Google Reports Increased Profit Despite Negative World News

Yesterday, after the close of trading in New York, Google (GOOG), the world’s most popular search engine, reported a growth in sales and profit which exceeded estimates.
By: DT Trading Limited Analytical Department
 
Oct. 18, 2011 - PRLog -- Yesterday, after the close of trading in New York, Google (GOOG), the world’s most popular search engine, reported a growth in sales and profit which exceeded estimates. The company managed to attract business from more users and clients recently thanks to additional spending on advertising. Its shares rose on OTC markets at the close of trading on the NASDAQ. Three-fourths of sales, without accounting for revenue, occur on its partner sites and those grew to $7.51 billion, Google reported on its site. This exceeded the average estimate from analysts, which was $7.23 billion according to Bloomberg. Profit, with the exception of a few points, was $9.72 per share, exceeding the average prediction of $8.76.

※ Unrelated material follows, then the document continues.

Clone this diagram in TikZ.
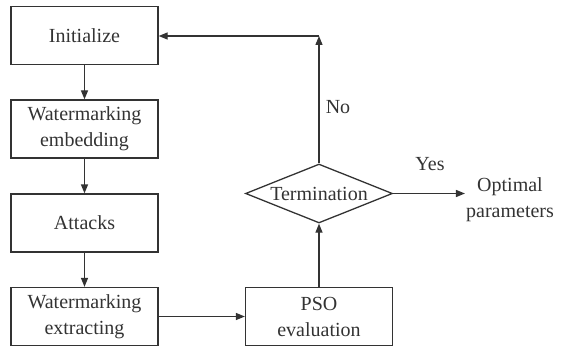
\documentclass[tikz,border=0pt]{standalone}
\usepackage{fontspec}
\setmainfont{Liberation Serif}
\usetikzlibrary{arrows.meta,shapes.geometric}
\definecolor{ink}{HTML}{333333}
\tikzset{
  every node/.style={text=ink, font=\fontsize{20}{26}\selectfont},
  procbox/.style={draw=ink, line width=1.3pt, minimum width=147pt, minimum height=58pt,
    inner sep=0pt, align=center},
  decide/.style={draw=ink, line width=1.3pt, diamond, aspect=2.5, inner sep=0pt,
    minimum width=147pt, minimum height=59pt},
  flow/.style={draw=ink, line width=1.3pt, -{Triangle[length=9pt,width=7pt]}},
  plain/.style={inner sep=0pt, align=center}
}
\begin{document}
\begin{tikzpicture}[x=1pt,y=-1pt]
  \useasboundingbox (0,0) rectangle (564,350);
  % processing chain on the left
  \node[procbox] (init) at (84.5,35.5) {Initialize};
  \node[procbox] (emb)  at (84.5,129)  {Watermarking\\embedding};
  \node[procbox] (att)  at (84.5,223)  {Attacks};
  \node[procbox] (ext)  at (84.5,316.5) {Watermarking\\extracting};
  % optimisation loop
  \node[procbox] (pso)  at (319,316.5) {PSO\\evaluation};
  \node[decide]  (term) at (319,193.5) {Termination};
  \node[plain]   (opt)  at (510,200) {Optimal\\parameters};
  \coordinate (corner) at (319,36);
  % labels
  \node[plain] (no)  at (338,107) {No};
  \node[plain] (yes) at (430,164) {Yes};
  % connectors
  \draw[flow] (init) -- (emb);
  \draw[flow] (emb) -- (att);
  \draw[flow] (att) -- (ext);
  \draw[flow] (ext) -- (pso);
  \draw[flow] (pso) -- (term);
  \draw[flow] (term.north) -- (corner);
  \draw[flow] (corner) -- (corner -| init.east);
  \draw[flow] (term.east) -- ([xshift=-1pt]opt.west |- term.east);
\end{tikzpicture}
\end{document}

In world news, ratings agency Standard & Poor’s downgraded Spain’s credit rating for the third time in three years, since the country’s stalled growth and increased risk of default is threatening banks and undermining efforts to contain the sovereign debt crisis in Europe. The rating was lowered one notch to AA- with a negative outlook. Fitch Ratings downgraded Spain to the same level on October 7, when the company simultaneously lowered Italy’s rating. “Despite signs of stabilization in economic figures during 2011, we see increased risks for Spain’s growth prospects,” S & P reported. “The structure of assets in Spain’s banking system, in our opinion, will remain weak, with an increase in the amount of troubled assets in the future.”

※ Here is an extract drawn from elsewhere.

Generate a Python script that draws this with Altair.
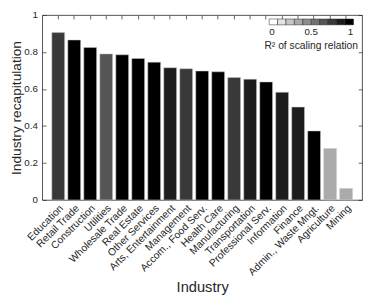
import altair as alt
import pandas as pd

industries = ["Education", "Retail Trade", "Construction", "Utilities", "Wholesale Trade",
              "Real Estate", "Other Services", "Arts, Entertainment", "Management",
              "Accom., Food Serv.", "Health Care", "Manufacturing", "Transportation",
              "Professional Serv.", "Information", "Finance", "Admin., Waste Mngt.",
              "Agriculture", "Mining"]
recap = [0.905, 0.865, 0.825, 0.790, 0.785, 0.765, 0.745, 0.715, 0.710, 0.697, 0.693,
         0.662, 0.653, 0.638, 0.582, 0.502, 0.373, 0.278, 0.062]
r2 = [0.75, 0.95, 0.95, 0.65, 0.95, 0.95, 0.95, 0.85, 0.75, 0.95, 0.95,
      0.75, 0.85, 0.95, 0.85, 0.85, 0.95, 0.35, 0.35]
grays = ["#ffffff", "#e3e3e3", "#c6c6c6", "#aaaaaa", "#8e8e8e",
         "#717171", "#555555", "#393939", "#1c1c1c", "#000000"]
r2_steps = [0, 0.1, 0.2, 0.3, 0.4, 0.5, 0.6, 0.7, 0.8, 0.9, 1]

df = pd.DataFrame({"industry": industries, "recap": recap, "r2": r2})

FONT = "Liberation Sans"
xscale = alt.Scale(paddingInner=0.2, paddingOuter=0.6)
yscale = alt.Scale(domain=[0, 1], nice=False)
yvals = [0, 0.2, 0.4, 0.6, 0.8, 1]

bars = alt.Chart(df).mark_bar(stroke="#c8c8c8", strokeWidth=0.5).encode(
    x=alt.X("industry:N", sort=industries, scale=xscale,
            axis=alt.Axis(orient="bottom", title="Industry", labelAngle=-45, ticks=False,
                          domain=False, labelPadding=3, labelFontSize=10.5,
                          titleFontSize=15, titlePadding=3,
                          titleFontWeight="normal", titleColor="#262626")),
    y=alt.Y("recap:Q", scale=yscale,
            axis=alt.Axis(orient="left", title="Industry recapitulation", values=yvals,
                          format="~g", domain=False, grid=False, offset=-4, tickSize=4,
                          labelPadding=5, titleFontSize=14, titlePadding=0,
                          titleFontWeight="normal", titleColor="#262626")),
    color=alt.Color("r2:Q",
                    scale=alt.Scale(type="quantize", domain=[0, 1], range=grays),
                    legend=alt.Legend(type="gradient", direction="horizontal", orient="none",
                                      legendX=227, legendY=4, gradientLength=86,
                                      gradientThickness=6, titleOrient="bottom",
                                      titleAnchor="middle", values=r2_steps,
                                      labelOverlap=False,
                                      labelExpr="(abs(datum.value) < 0.01 || abs(datum.value - 0.5) < 0.01 || abs(datum.value - 1) < 0.01) ? format(datum.value, '~g') : ''",
                                      labelFontSize=10, titleFontSize=10.5,
                                      titleFontWeight="normal", title="R² of scaling relation",
                                      titleColor="#262626", labelColor="#262626",
                                      labelFont=FONT, titleFont=FONT,
                                      gradientStrokeColor="#262626",
                                      gradientStrokeWidth=0.5)),
)

frame = alt.Chart(df).mark_bar(opacity=0).encode(
    x=alt.X("industry:N", sort=industries, scale=xscale,
            axis=alt.Axis(orient="top", labels=False, title=None, domain=False,
                          offset=-4, tickSize=4)),
    y=alt.Y("recap:Q", scale=yscale,
            axis=alt.Axis(orient="right", labels=False, title=None, domain=False, grid=False,
                          values=yvals, offset=-4, tickSize=4)),
)

chart = alt.layer(bars, frame).resolve_axis(x="independent", y="independent").properties(
    width=327, height=189,
    autosize=alt.AutoSizeParams(type="none"),
    padding={"left": 35, "top": 4, "right": 4, "bottom": 95},
).configure_view(stroke="#262626", strokeWidth=0.8).configure_axis(
    labelFont=FONT, titleFont=FONT, labelFontSize=10, labelColor="#262626",
    tickColor="#262626", tickWidth=0.7, grid=False
)

chart.save("out.html", embed_options={"renderer": "svg", "actions": False})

DT Trading economists point out that S & P remains the first and only agency to lower the US’s long-term credit rating. They believe this was admittedly a surprise to all and a discretionary decision by a ratings agency looking to regain its damaged authority after the 2008-2009 crisis. In the long term, a much more unexpected decision can be expected from the oldest and most authoritative ratings agency with regards to one of the leaders of Europe, which may actually undermine the entire bond market of, for example, France.

The Euro rose against the dollar and yen in trading in Asia today due to expectations that the G-20 ministers of finance, together with other politicians, will discuss plans to deal with the European debt crisis this weekend. The European currency rose for the first time in five days since G-20 members from China to Brazil are reviewing the question of increasing the International Monetary Fund’s credit resources. After making payments on Greek bonds, Europe will have to again look for money to pay them next year. The earlier the European leaders get down to negotiations on this matter, the more likely it is that they will manage to agree to provide credit not only to Greece, but also to Italy, which has the second largest government debt in Europe. DT Trading analysts presume that in Italy’s case, even all the money in the IMF’s coffers wouldn’t be enough.